Editor of the Boomerang:

Will you allow me through your columns to state that in your issue of yesterday you did me a great injustice by referring to me as a journalistic bacteria looking for something to infect; also, as a lop eared germ of contagion, and warning people to vaccinate in order to prevent my spread? I denounce the whole article as a malicious falsehood, and state that if you will only give me a chance I will fight you on sight. All I ask is that you will wait till I can overtake you, and I am able and willing to knock great chunks off the universe with you. I do not ask any favors of an editor who misleads his subscribers and intentionally misunderstands his correspondents; a man who advises an anxious inquirer who wants to know "how to get a cheap baby buggy" to leave the child at a cheap hotel; a man who assumes to wear brains, but who really thinks with a fungus growth; a man the bleak and barren exterior of whose head is only equalled by its bald and echoing interior.

Lorenzo Dow Pease.

I looked it over, and as there didn't seem to be anything personal in it, I told him I would print it for him with pleasure. He then asked that I would, as a further favor, refrain from putting any advertising marks on it and that I would make it follow pure reading matter, which I did. I leaded the card and printed it with a simple word of introduction, in which I said that I took pleasure in printing it, inasmuch as Mr. Pease could not get his paper out of the express office for a few days. It was a kindness to him and did not hurt my paper in the end.
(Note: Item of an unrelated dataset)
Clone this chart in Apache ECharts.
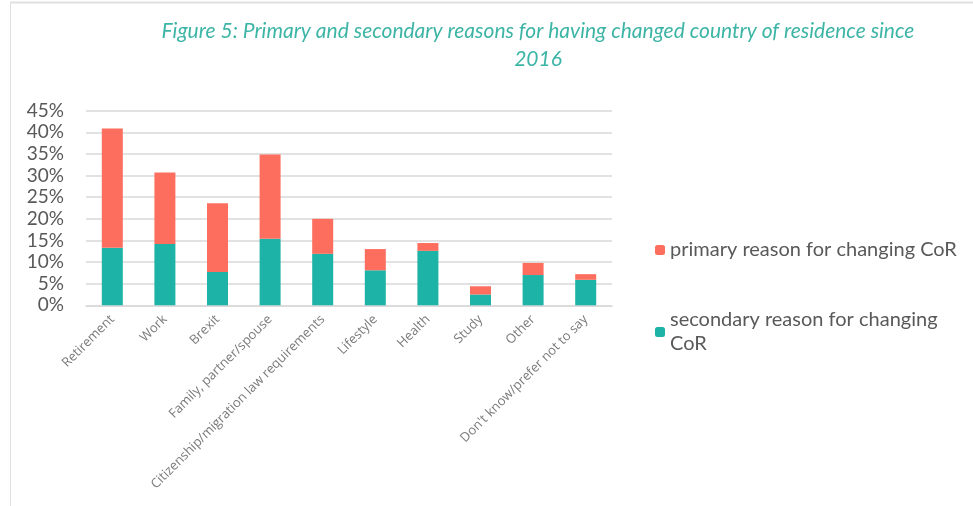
<!DOCTYPE html>
<html><head><meta charset="utf-8">
<script src="https://cdn.jsdelivr.net/npm/echarts@6/dist/echarts.min.js"></script>
<style>html,body{margin:0;padding:0;background:#fff}#c{width:973px;height:506px}</style>
</head><body><div id="c"></div>
<script>
const categories = ['Retirement','Work','Brexit','Family, partner/spouse','Citizenship/migration law requirements','Lifestyle','Health','Study','Other',"Don't know/prefer not to say"];
const secondaryValues = [13.3, 14.2, 7.7, 15.4, 11.9, 8.1, 12.6, 2.5, 7.0, 5.9];
const primaryValues = [27.6, 16.5, 15.9, 19.5, 8.1, 4.9, 1.8, 1.9, 2.8, 1.3];
const yTicks = [0, 5, 10, 15, 20, 25, 30, 35, 40, 45];
const primaryName = 'primary reason for changing CoR';
const secondaryName = 'secondary reason for changing CoR';

const chart = echarts.init(document.getElementById('c'));
const gray = '#595959';
chart.setOption({
  animation: false,
  title: {
    text: 'Figure 5: Primary and secondary reasons for having changed country of residence since\n2016',
    left: 533, top: 12, textAlign: 'center',
    textStyle: { color: '#3DB5A6', fontStyle: 'italic', fontWeight: 'normal', fontSize: 21, fontFamily: 'Lato', lineHeight: 28 }
  },
  graphic: [
    { type: 'line', shape: { x1: 10, y1: 2.5, x2: 973, y2: 2.5 }, style: { stroke: '#e0e0e0', lineWidth: 2 } },
    { type: 'line', shape: { x1: 10.5, y1: 2, x2: 10.5, y2: 506 }, style: { stroke: '#e0e0e0', lineWidth: 1 } }
  ],
  legend: [
    {
      data: [primaryName], orient: 'vertical', left: 650, top: 233,
      itemWidth: 10, itemHeight: 10, itemGap: 8,
      textStyle: { color: gray, fontSize: 20, fontFamily: 'Lato', lineHeight: 24 }
    },
    {
      data: [secondaryName], orient: 'vertical', left: 650, top: 303,
      itemWidth: 10, itemHeight: 10, itemGap: 8,
      formatter: () => 'secondary reason for changing\nCoR',
      textStyle: { color: gray, fontSize: 20, fontFamily: 'Lato', lineHeight: 24 }
    }
  ],
  grid: { left: 86, right: 361, top: 110.7, bottom: 200.7, containLabel: false },
  xAxis: {
    type: 'category', data: categories,
    axisLine: { lineStyle: { color: '#d9d9d9', width: 1.5 } },
    axisTick: { show: false },
    axisLabel: { rotate: 45, color: '#7a7a7a', fontSize: 13, fontFamily: 'Open Sans', margin: 12, interval: 0 }
  },
  yAxis: {
    type: 'value', min: yTicks[0], max: yTicks[yTicks.length - 1], interval: 5,
    axisLine: { show: false }, axisTick: { show: false },
    axisLabel: { formatter: '{value}%', color: gray, fontSize: 19, fontFamily: 'Lato', margin: 22 },
    splitLine: { lineStyle: { color: '#d9d9d9', width: 1.5 } }
  },
  series: [
    { name: secondaryName, type: 'bar', stack: 's', data: secondaryValues, barWidth: 21, itemStyle: { color: '#1DB3A6' } },
    { name: primaryName, type: 'bar', stack: 's', data: primaryValues, barWidth: 21, itemStyle: { color: '#FE6E5E' } }
  ]
});
</script></body></html>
There are many reasons why the establishment of a department of journalism at Cornell will be a good move, and I believe that while it will not take the place of actual experience, it will serve to shorten the apprenticeship of a young newspaper man and the fatigue of starting the amateur in journalism will be divided between the managing editor and the tutor. It will also give the aspiring sons of wealthy parents a chance to toy with journalism without interfering with those who are actually engaged in it.